Given records —
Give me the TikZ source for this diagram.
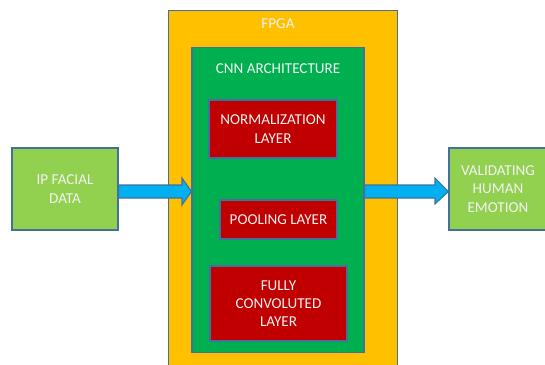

---

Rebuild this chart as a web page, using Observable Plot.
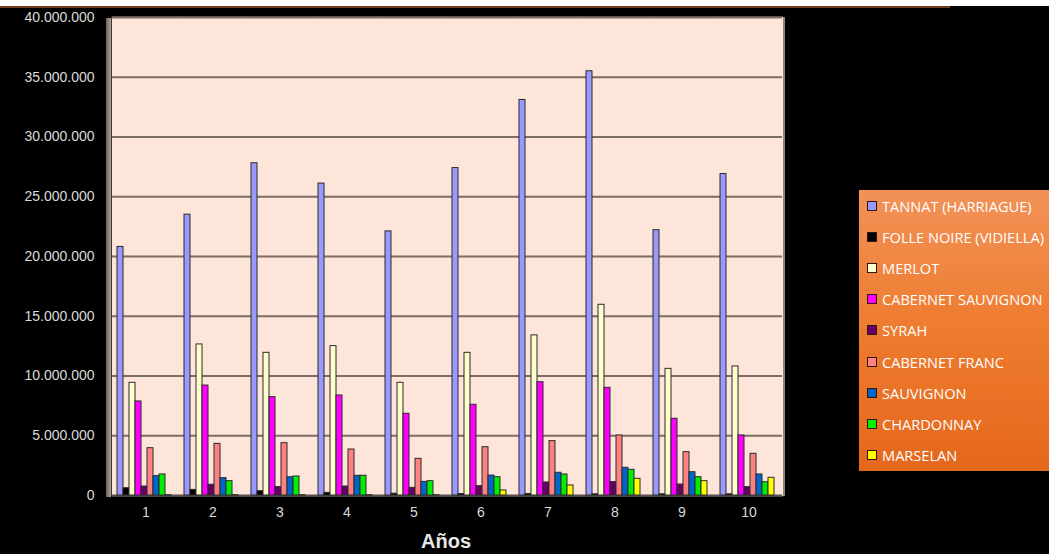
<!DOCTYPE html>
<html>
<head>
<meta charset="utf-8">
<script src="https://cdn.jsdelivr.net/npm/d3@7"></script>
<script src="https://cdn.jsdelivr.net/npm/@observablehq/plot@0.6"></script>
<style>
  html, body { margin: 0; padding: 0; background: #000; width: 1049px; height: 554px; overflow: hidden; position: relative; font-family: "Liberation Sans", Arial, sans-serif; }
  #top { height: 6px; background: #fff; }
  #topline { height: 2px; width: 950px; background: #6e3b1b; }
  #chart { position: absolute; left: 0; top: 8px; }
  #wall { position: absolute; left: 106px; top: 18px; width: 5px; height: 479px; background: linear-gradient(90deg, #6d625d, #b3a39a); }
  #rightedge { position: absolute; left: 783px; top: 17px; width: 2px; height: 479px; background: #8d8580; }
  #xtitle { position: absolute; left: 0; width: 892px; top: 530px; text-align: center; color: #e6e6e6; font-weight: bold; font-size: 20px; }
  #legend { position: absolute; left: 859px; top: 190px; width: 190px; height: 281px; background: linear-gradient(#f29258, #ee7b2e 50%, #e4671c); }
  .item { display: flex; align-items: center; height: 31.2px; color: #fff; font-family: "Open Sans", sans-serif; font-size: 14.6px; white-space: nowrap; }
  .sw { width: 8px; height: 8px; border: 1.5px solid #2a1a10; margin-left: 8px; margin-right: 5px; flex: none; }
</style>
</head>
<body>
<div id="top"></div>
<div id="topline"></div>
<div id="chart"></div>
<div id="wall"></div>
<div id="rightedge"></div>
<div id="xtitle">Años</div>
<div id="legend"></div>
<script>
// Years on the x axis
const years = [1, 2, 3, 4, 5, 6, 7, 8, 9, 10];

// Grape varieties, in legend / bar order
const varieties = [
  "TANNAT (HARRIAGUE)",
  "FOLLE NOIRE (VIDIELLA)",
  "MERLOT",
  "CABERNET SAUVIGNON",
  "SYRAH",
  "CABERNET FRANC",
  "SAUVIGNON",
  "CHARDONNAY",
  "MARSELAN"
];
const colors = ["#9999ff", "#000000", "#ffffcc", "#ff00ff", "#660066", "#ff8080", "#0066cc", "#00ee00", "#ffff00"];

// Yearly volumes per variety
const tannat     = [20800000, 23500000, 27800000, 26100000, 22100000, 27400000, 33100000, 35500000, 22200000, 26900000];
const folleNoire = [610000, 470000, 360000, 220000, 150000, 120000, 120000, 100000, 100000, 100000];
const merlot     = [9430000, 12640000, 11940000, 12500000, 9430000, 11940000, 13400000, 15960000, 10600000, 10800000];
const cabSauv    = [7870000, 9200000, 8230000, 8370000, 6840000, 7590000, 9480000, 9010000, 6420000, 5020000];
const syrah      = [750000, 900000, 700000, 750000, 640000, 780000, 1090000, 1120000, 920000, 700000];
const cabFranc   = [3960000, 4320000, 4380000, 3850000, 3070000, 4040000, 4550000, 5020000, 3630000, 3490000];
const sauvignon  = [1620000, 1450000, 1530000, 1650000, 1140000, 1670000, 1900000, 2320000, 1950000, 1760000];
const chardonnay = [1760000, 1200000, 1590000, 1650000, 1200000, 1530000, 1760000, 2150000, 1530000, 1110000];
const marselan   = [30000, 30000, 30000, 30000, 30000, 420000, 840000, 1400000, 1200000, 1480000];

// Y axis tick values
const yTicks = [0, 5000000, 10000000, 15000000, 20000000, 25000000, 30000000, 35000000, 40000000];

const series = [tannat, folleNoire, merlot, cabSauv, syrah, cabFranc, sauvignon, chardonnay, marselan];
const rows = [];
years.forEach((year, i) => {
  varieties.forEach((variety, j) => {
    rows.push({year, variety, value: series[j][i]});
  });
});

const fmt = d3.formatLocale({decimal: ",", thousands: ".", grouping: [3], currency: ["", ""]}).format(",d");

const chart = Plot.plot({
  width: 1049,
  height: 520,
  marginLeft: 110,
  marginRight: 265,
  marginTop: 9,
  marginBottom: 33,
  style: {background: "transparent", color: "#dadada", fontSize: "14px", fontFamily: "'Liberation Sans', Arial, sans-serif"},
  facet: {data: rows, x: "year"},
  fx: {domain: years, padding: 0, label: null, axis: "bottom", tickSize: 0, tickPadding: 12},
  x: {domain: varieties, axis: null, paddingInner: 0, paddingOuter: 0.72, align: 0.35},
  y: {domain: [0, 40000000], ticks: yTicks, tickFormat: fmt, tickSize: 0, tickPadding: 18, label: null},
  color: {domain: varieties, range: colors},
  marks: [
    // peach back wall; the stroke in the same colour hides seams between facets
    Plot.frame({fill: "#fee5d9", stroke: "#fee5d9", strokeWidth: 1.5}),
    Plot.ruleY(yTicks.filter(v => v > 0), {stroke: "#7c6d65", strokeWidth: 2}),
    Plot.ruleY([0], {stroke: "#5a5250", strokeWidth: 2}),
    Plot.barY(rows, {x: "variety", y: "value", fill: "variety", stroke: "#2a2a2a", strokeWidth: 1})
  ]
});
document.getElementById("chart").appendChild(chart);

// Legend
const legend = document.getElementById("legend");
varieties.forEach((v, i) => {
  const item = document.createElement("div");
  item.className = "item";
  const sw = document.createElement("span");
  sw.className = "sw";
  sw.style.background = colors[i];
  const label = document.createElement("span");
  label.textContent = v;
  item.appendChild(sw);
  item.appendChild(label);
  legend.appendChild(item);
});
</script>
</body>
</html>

Task description —
Write down exactly what the lines above say, from the line holding "Rebuild this chart" through the line holding "7, 8, 9, 10];", and nothing more. Do not copy the pictures.

Result —
Rebuild this chart as a web page, using Observable Plot.
<!DOCTYPE html>
<html>
<head>
<meta charset="utf-8">
<script src="https://cdn.jsdelivr.net/npm/d3@7"></script>
<script src="https://cdn.jsdelivr.net/npm/@observablehq/plot@0.6"></script>
<style>
  html, body { margin: 0; padding: 0; background: #000; width: 1049px; height: 554px; overflow: hidden; position: relative; font-family: "Liberation Sans", Arial, sans-serif; }
  #top { height: 6px; background: #fff; }
  #topline { height: 2px; width: 950px; background: #6e3b1b; }
  #chart { position: absolute; left: 0; top: 8px; }
  #wall { position: absolute; left: 106px; top: 18px; width: 5px; height: 479px; background: linear-gradient(90deg, #6d625d, #b3a39a); }
  #rightedge { position: absolute; left: 783px; top: 17px; width: 2px; height: 479px; background: #8d8580; }
  #xtitle { position: absolute; left: 0; width: 892px; top: 530px; text-align: center; color: #e6e6e6; font-weight: bold; font-size: 20px; }
  #legend { position: absolute; left: 859px; top: 190px; width: 190px; height: 281px; background: linear-gradient(#f29258, #ee7b2e 50%, #e4671c); }
  .item { display: flex; align-items: center; height: 31.2px; color: #fff; font-family: "Open Sans", sans-serif; font-size: 14.6px; white-space: nowrap; }
  .sw { width: 8px; height: 8px; border: 1.5px solid #2a1a10; margin-left: 8px; margin-right: 5px; flex: none; }
</style>
</head>
<body>
<div id="top"></div>
<div id="topline"></div>
<div id="chart"></div>
<div id="wall"></div>
<div id="rightedge"></div>
<div id="xtitle">Años</div>
<div id="legend"></div>
<script>
// Years on the x axis
const years = [1, 2, 3, 4, 5, 6, 7, 8, 9, 10];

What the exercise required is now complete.